Gospel: Luke 13:10-17
The Gospel today describes the cure of a woman who was crippled. It is a question of one of the many episodes which Luke narrates in describing the long journey of Jesus toward Jerusalem.
Jesus is in the synagogue on a day of rest. He keeps the Law respecting Saturday and participating in the celebration together with his people. Luke tells us that Jesus was teaching. In the Synagogue there was a crippled woman. Luke says that she had a spirit which crippled her and prevented her from straightening up. This was a way in which the people of that time explained sicknesses. The woman does not speak, does not have a name, she does not ask to be cured, she takes no initiative. One is struck by her passivity. It was already eighteen years that she was in that situation.
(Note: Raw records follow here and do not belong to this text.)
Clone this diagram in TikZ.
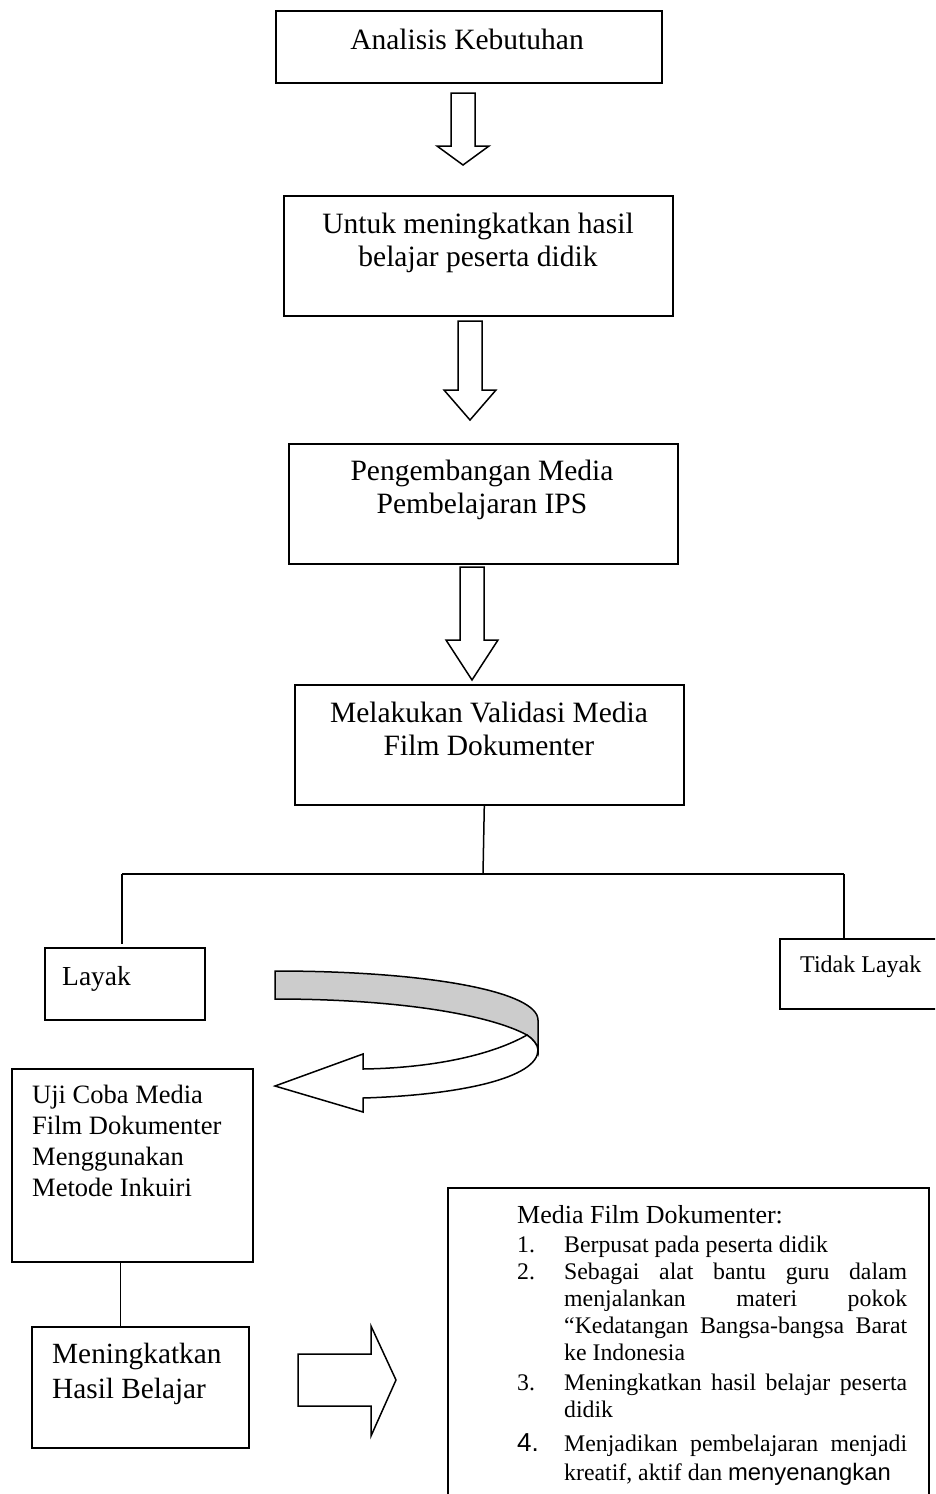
\documentclass[tikz,border=0pt]{standalone}
\usepackage{fontspec}
\setmainfont{Liberation Serif}
\newfontfamily\arialfont{Liberation Sans}

\newcommand{\mfditem}[2]{\par\hangindent=47pt\hangafter=1\noindent\makebox[47pt][l]{#1}#2}

\begin{document}
\begin{tikzpicture}[x=1pt, y=-1pt,
      box/.style={draw, line width=1.6pt, anchor=north west, inner sep=0pt},
      boxtext/.style={align=center, inner sep=0pt, anchor=north, font=\fontsize{29.5}{33}\selectfont},
      hollow/.style={draw, line width=1.5pt, fill=white, line join=miter},
      link/.style={line width=1.5pt}
    ]
    \useasboundingbox (0,0) rectangle (935,1494);
    \clip (0,0) rectangle (935,1494);

    % boxes
    \node[box, minimum width=386pt, minimum height=72pt] (anal) at (275,10) {};
    \node[box, minimum width=389pt, minimum height=120pt] (untuk) at (283,195) {};
    \node[box, minimum width=389pt, minimum height=120pt] (pengem) at (288,443) {};
    \node[box, minimum width=389pt, minimum height=120pt] (valid) at (294,684) {};
    \node[box, minimum width=160pt, minimum height=72pt] (layak) at (44,947) {};
    \node[box, minimum width=180pt, minimum height=70pt] (tidak) at (779,938) {};
    \node[box, minimum width=241pt, minimum height=193pt] (uji) at (11,1068) {};
    \node[box, minimum width=217pt, minimum height=121pt] (hasil) at (31,1326) {};
    \node[box, minimum width=481pt, minimum height=330pt] (mfd) at (447,1187) {};

    % texts
    \node[boxtext, anchor=base] (analtxt) at (467,49) {Analisis Kebutuhan};
    \node[boxtext] (untuktxt) at (478,213) {Untuk meningkatkan hasil\\belajar peserta didik};
    \node[boxtext] (pengemtxt) at (482,460) {Pengembangan Media\\Pembelajaran IPS};
    \node[boxtext] (validtxt) at (489,702) {Melakukan Validasi Media\\Film Dokumenter};
    \node[boxtext, anchor=base west, font=\fontsize{27.5}{31}\selectfont] (layaktxt) at (62,985) {Layak};
    \node[boxtext, anchor=base west, font=\fontsize{24}{28}\selectfont] (tidaktxt) at (800,972) {Tidak Layak};
    \node[boxtext, anchor=north west, align=left, font=\fontsize{26.5}{31}\selectfont] (ujitxt) at (32,1085)
      {Uji Coba Media\\Film Dokumenter\\Menggunakan\\Metode Inkuiri};
    \node[boxtext, anchor=north west, align=left, font=\fontsize{29.3}{35}\selectfont] (hasiltxt) at (52,1343)
      {Meningkatkan\\Hasil Belajar};
    \node[anchor=north west, inner sep=0pt, text width=390pt, align=justify,
          font=\fontsize{23.8}{27}\selectfont] (mfdtxt) at (517,1205) {%
      \setlength\parindent{0pt}\tolerance=10000\hbadness=10000\hyphenpenalty=10000
      {\fontsize{26}{29}\selectfont Media Film Dokumenter:\par}
      \vspace{2pt}
      \mfditem{1.}{Berpusat pada peserta didik}
      \mfditem{2.}{Sebagai alat bantu guru dalam\linebreak menjalankan materi pokok\linebreak “Kedatangan Bangsa-bangsa Barat\linebreak ke Indonesia}
      \par\vspace{3pt}
      \mfditem{3.}{Meningkatkan hasil belajar peserta\linebreak didik}
      \par\vspace{5pt}
      {\fontsize{23.8}{29}\selectfont\mfditem{{\arialfont\fontsize{26}{29}\selectfont 4.}}{Menjadikan pembelajaran menjadi\linebreak kreatif, aktif dan {\arialfont menyenangkan}}\par}
    };

    % hollow arrows
    \foreach \xc/\ya/\yb/\yc in {463/93/146/165, 470/321/390/420, 472/567/640/680} {
      \draw[hollow] (\xc-12,\ya) -- (\xc+12,\ya) -- (\xc+12,\yb) -- (\xc+26,\yb)
        -- (\xc,\yc) -- (\xc-26,\yb) -- (\xc-12,\yb) -- cycle;
    }
    \draw[hollow] (298,1354) -- (371,1354) -- (371,1326) -- (396,1380)
      -- (371,1436) -- (371,1406) -- (298,1406) -- cycle;

    % tree
    \coordinate (split) at (483,874);
    \coordinate (lend) at (122,874);
    \coordinate (rend) at (844,874);
    \draw[link] ([xshift=-5pt]valid.south) -- (split);
    \draw[link] (lend) -- (rend);
    \draw[link, shorten >=3pt] (lend) -- (lend |- layak.north);
    \draw[link] (rend) -- (rend |- tidak.north);
    \draw[link] ([xshift=-12pt]uji.south) -- ([xshift=-12pt]uji.south |- hasil.north);

    % curved arrow
    \draw[link, fill=gray!40] (275,971) .. controls (430,971) and (538,992) .. (538,1020)
      -- (538,1050) .. controls (538,1045) and (533,1039) .. (527,1035)
      .. controls (490,1015) and (400,999) .. (275,999) -- cycle;
    \draw[link, fill=white] (527,1035) .. controls (490,1056) and (430,1068) .. (363,1069)
      -- (363,1054) -- (275,1086) -- (363,1112) -- (363,1098)
      .. controls (460,1095) and (538,1078) .. (538,1050)
      .. controls (538,1045) and (533,1039) .. (527,1035) -- cycle;
  \end{tikzpicture}
\end{document}
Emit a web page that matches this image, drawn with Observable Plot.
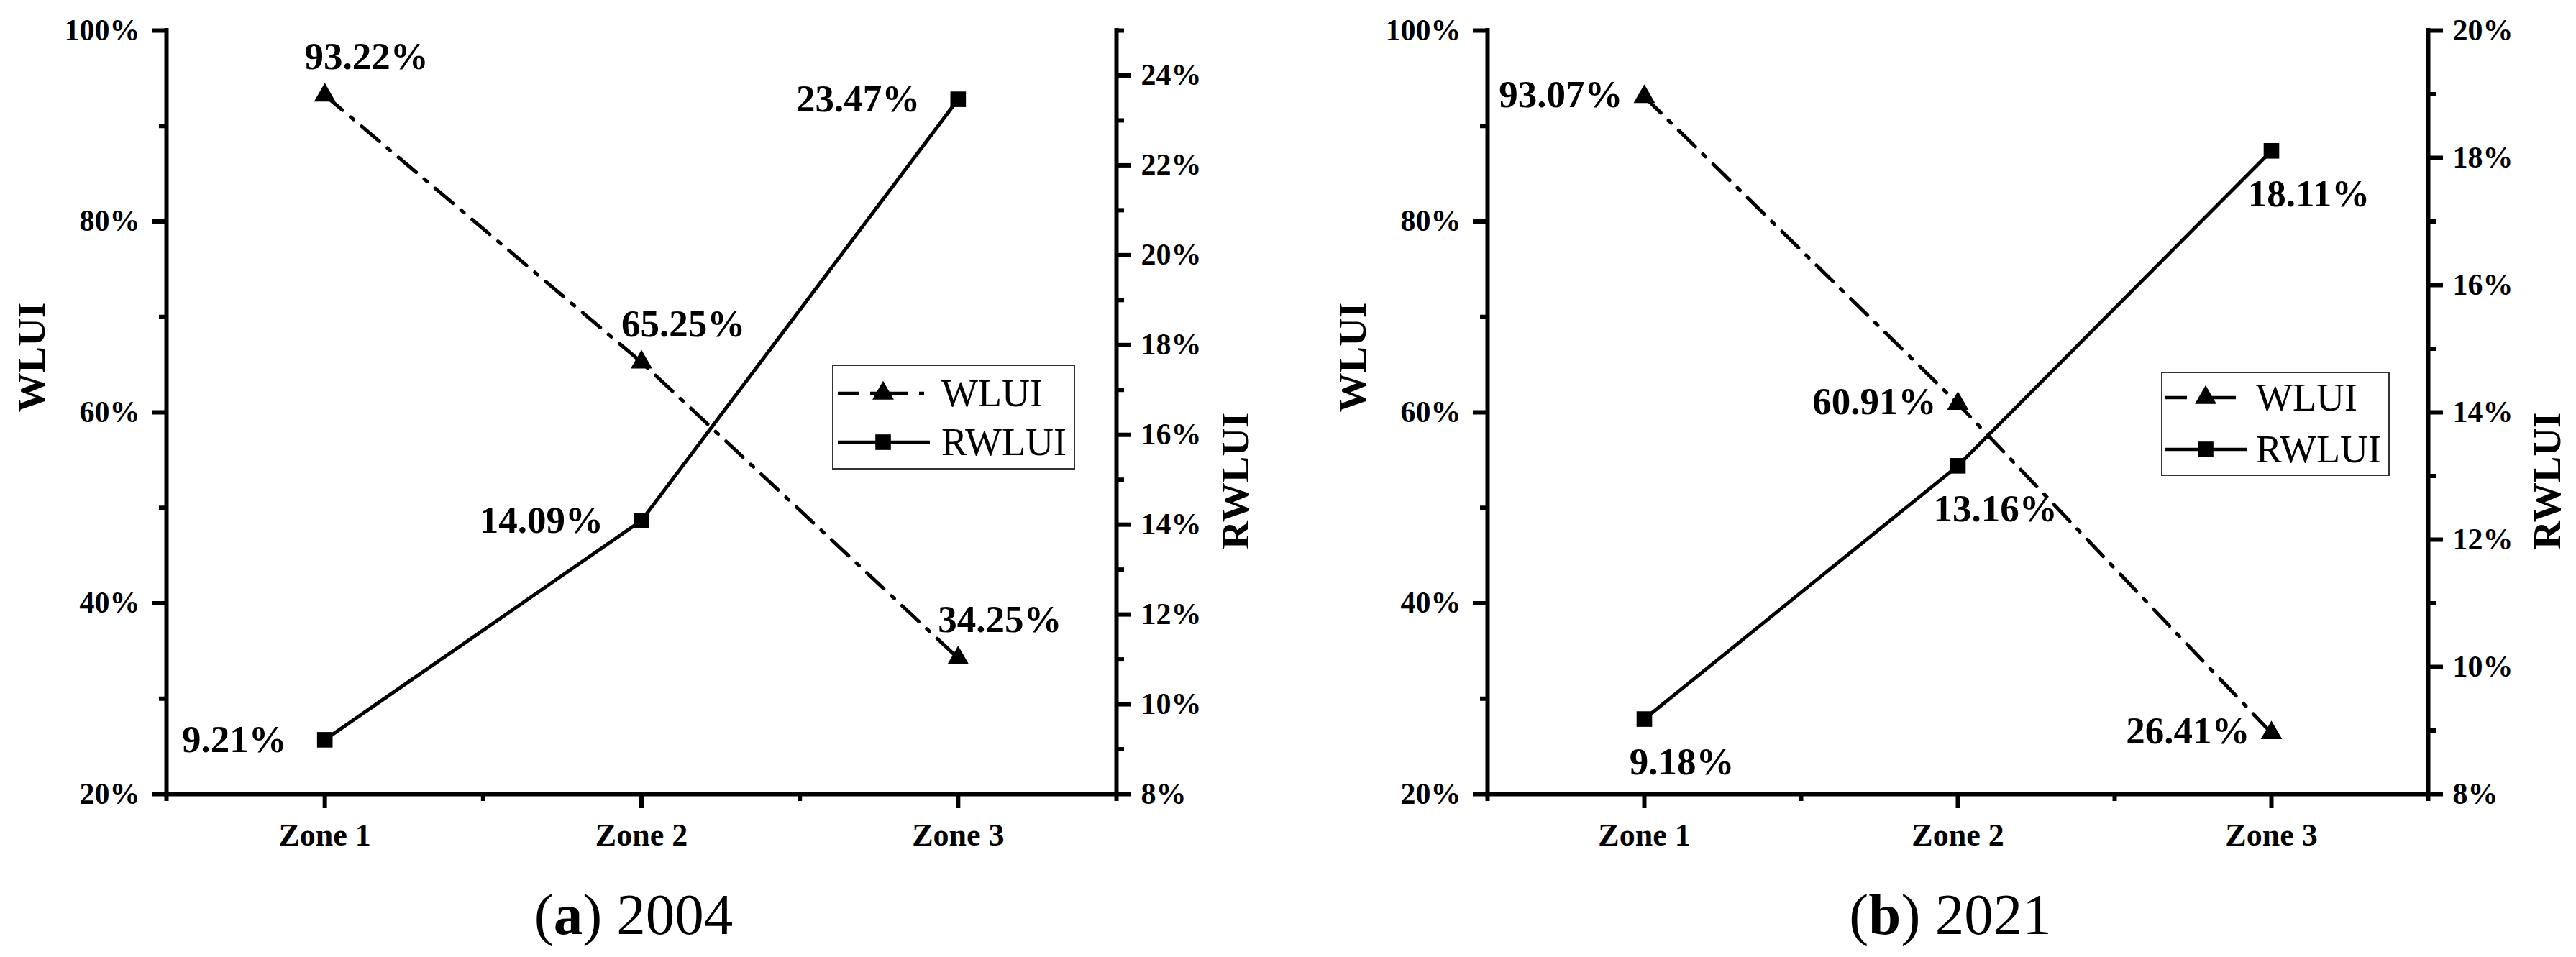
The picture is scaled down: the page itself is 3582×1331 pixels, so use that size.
<!DOCTYPE html>
<html>
<head>
<meta charset="utf-8">
<script src="https://cdn.jsdelivr.net/npm/d3@7"></script>
<script src="https://cdn.jsdelivr.net/npm/@observablehq/plot@0.6"></script>
<style>
html, body { margin: 0; padding: 0; background: #fff; }
#page { position: relative; width: 3582px; height: 1331px; overflow: hidden; background: #fff; }
#page > svg { position: absolute; top: 0; }
</style>
</head>
<body>
<div id="page"></div>
<script>
// ---- data ----
const zones = ["Zone 1", "Zone 2", "Zone 3"];
const wlui2004 = [93.22, 65.25, 34.25];
const rwlui2004 = [9.21, 14.09, 23.47];
const wlui2021 = [93.07, 60.91, 26.41];
const rwlui2021 = [9.18, 13.16, 18.11];
const seriesNames = ["WLUI", "RWLUI"];
const wluiTicks = [20, 40, 60, 80, 100];
const wluiMinor = [30, 50, 70, 90];
const rwluiTicks2004 = [8, 10, 12, 14, 16, 18, 20, 22, 24];
const rwluiMinor2004 = [9, 11, 13, 15, 17, 19, 21, 23, 25];
const rwluiTicks2021 = [8, 10, 12, 14, 16, 18, 20];
const rwluiMinor2021 = [9, 11, 13, 15, 17, 19];
const captionLetters = ["a", "b"];
const captionYears = ["2004", "2021"];

// ---- drawing ----
const FONT = "'Liberation Serif', 'Times New Roman', serif";
const H = 1200, MT = 42, MB = 96;
const DASH = "32,15,5,15";
const rows = vals => vals.map((v, i) => ({zone: zones[i], x: i + 1, v}));
const pct = v => v.toFixed(2) + "%";
const page = document.getElementById("page");

function makePanel(p) {
  const common = {
    width: p.width, height: H,
    marginLeft: p.ml, marginRight: p.mr, marginTop: MT, marginBottom: MB,
    x: {type: "linear", domain: [0.5, 3.5], label: null}
  };
  const base = Plot.plot({
    ...common,
    style: {fontFamily: FONT, background: "white", maxWidth: "none", color: "black", overflow: "visible"},
    y: {type: "linear", domain: [20, 100], label: null},
    marks: [
      Plot.line(rows(p.wlui), {x: "x", y: "v", stroke: "black", strokeWidth: 5, strokeDasharray: DASH}),
      Plot.dot(rows(p.wlui), {x: "x", y: "v", symbol: "triangle", r: 11.1, fill: "black", stroke: "none"}),
      Plot.text(rows(p.wlui), {x: "x", y: "v", text: d => pct(d.v), ...p.wluiLabel, fontSize: 53, fontWeight: "bold", fill: "black"}),
      Plot.axisX({ticks: [1, 2, 3], tickFormat: i => zones[i - 1], tickSize: 20, tickPadding: 20, strokeWidth: 6, fontSize: 44, fontWeight: "bold", label: null}),
      Plot.axisX({ticks: [0.5, 1.5, 2.5, 3.5], tickFormat: () => "", tickSize: 10, strokeWidth: 6, label: null}),
      Plot.axisY({ticks: wluiTicks, tickFormat: d => d + "%", tickSize: 20, tickPadding: 17, strokeWidth: 6, fontSize: 42, fontWeight: "bold", label: null}),
      Plot.axisY({ticks: wluiMinor, tickFormat: () => "", tickSize: 10, strokeWidth: 6, label: null}),
      Plot.ruleX([0.5], {strokeWidth: 6, strokeLinecap: "square"}),
      Plot.ruleY([20], {strokeWidth: 6, strokeLinecap: "square"}),
      Plot.text([seriesNames[0]], {frameAnchor: "left", text: d => d, rotate: -90, dx: -187, fontSize: 55, fontWeight: "bold", fill: "black"})
    ]
  });
  const over = Plot.plot({
    ...common,
    x: {...common.x, axis: null},
    style: {fontFamily: FONT, background: "transparent", maxWidth: "none", color: "black", overflow: "visible"},
    y: {type: "linear", domain: p.rdomain, label: null},
    marks: [
      Plot.ruleX([3.5], {strokeWidth: 6, strokeLinecap: "square"}),
      Plot.axisY({anchor: "right", ticks: p.rticks, tickFormat: d => d + "%", tickSize: 20, tickPadding: 14, strokeWidth: 6, fontSize: 42, fontWeight: "bold", label: null}),
      Plot.axisY({anchor: "right", ticks: p.rminor, tickFormat: () => "", tickSize: 10, strokeWidth: 6, label: null}),
      Plot.line(rows(p.rwlui), {x: "x", y: "v", stroke: "black", strokeWidth: 5}),
      Plot.dot(rows(p.rwlui), {x: "x", y: "v", symbol: "square", r: 12.2, fill: "black", stroke: "none"}),
      Plot.text(rows(p.rwlui), {x: "x", y: "v", text: d => pct(d.v), ...p.rwluiLabel, fontSize: 53, fontWeight: "bold", fill: "black"}),
      Plot.text([seriesNames[1]], {frameAnchor: "right", text: d => d, rotate: -90, dx: 166, fontSize: 55, fontWeight: "bold", fill: "black"})
    ]
  });
  for (const svg of [base, over]) {
    svg.style.left = p.left + "px";
    page.appendChild(svg);
  }
}

makePanel({
  left: 0, width: 1790, ml: 231, mr: 238,
  wlui: wlui2004, rwlui: rwlui2004,
  rdomain: [8, 25], rticks: rwluiTicks2004, rminor: rwluiMinor2004,
  wluiLabel: {textAnchor: "middle", dx: 58, dy: -53},
  rwluiLabel: {textAnchor: "end", dx: -53, dy: 0}
});
makePanel({
  left: 1790, width: 1792, ml: 278, mr: 206,
  wlui: wlui2021, rwlui: rwlui2021,
  rdomain: [8, 20], rticks: rwluiTicks2021, rminor: rwluiMinor2021,
  wluiLabel: {textAnchor: "end", dx: -30, dy: -2},
  rwluiLabel: {textAnchor: "middle", dx: 52, dy: 60}
});

// ---- legends and captions (page overlay) ----
const ov = d3.select(page).append("svg")
  .attr("width", 3582).attr("height", 1331)
  .style("left", "0px").style("font-family", FONT);

const legends = [
  {box: [1158, 508, 336, 144], rowsY: [547, 615], x0: 1165, x1: [1286, 1293], mx: 1228, tx: 1309, dash: "30,15,53,15,7"},
  {box: [3006, 518, 316, 143], rowsY: [553, 625], x0: 3011, x1: [3109, 3124], mx: 3067, tx: 3137, dash: "30,26,100"}
];
const triPath = d3.symbol(d3.symbolTriangle, Math.PI * 11.1 * 11.1)();
const sqPath = d3.symbol(d3.symbolSquare, Math.PI * 12.2 * 12.2)();
for (const L of legends) {
  const g = ov.append("g");
  g.append("rect").attr("x", L.box[0]).attr("y", L.box[1]).attr("width", L.box[2]).attr("height", L.box[3])
    .attr("fill", "white").attr("stroke", "#333").attr("stroke-width", 2);
  seriesNames.forEach((name, i) => {
    const y = L.rowsY[i];
    g.append("line").attr("x1", L.x0).attr("x2", L.x1[i]).attr("y1", y).attr("y2", y)
      .attr("stroke", "black").attr("stroke-width", 4.5)
      .attr("stroke-dasharray", i === 0 ? L.dash : null);
    g.append("path").attr("d", i === 0 ? triPath : sqPath)
      .attr("transform", `translate(${L.mx},${y})`).attr("fill", "black");
    g.append("text").attr("x", L.tx).attr("y", y).attr("dominant-baseline", "central")
      .attr("font-size", 54).attr("fill", "black").text(name);
  });
}

const capX = [881, 2712];
captionLetters.forEach((c, i) => {
  const t = ov.append("text").attr("x", capX[i]).attr("y", 1299).attr("text-anchor", "middle")
    .attr("font-size", 81).attr("fill", "black");
  t.append("tspan").text("(");
  t.append("tspan").attr("font-weight", "bold").text(c);
  t.append("tspan").text(") " + captionYears[i]);
});
</script>
</body>
</html>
Seeing the woman, Jesus calls her and says to her: “Woman, you are freed from your disability!”. The action of freeing is done by the word, addressed directly to the woman, and through the imposition of the hands. Immediately, she stands up and begins to praise the Lord. There is relation between standing up and praising the Lord. Jesus does things in such a way that the woman stands up, in such a way that she can praise God in the midst of the people meeting in the assembly. Peter’s mother-in-law, once she was cured, she stands up and serves. To praise God is to serve the brothers!
The teaching of Jesus confuses his enemies, but the crowds are filled with joy because of the wonderful things that Jesus is doing.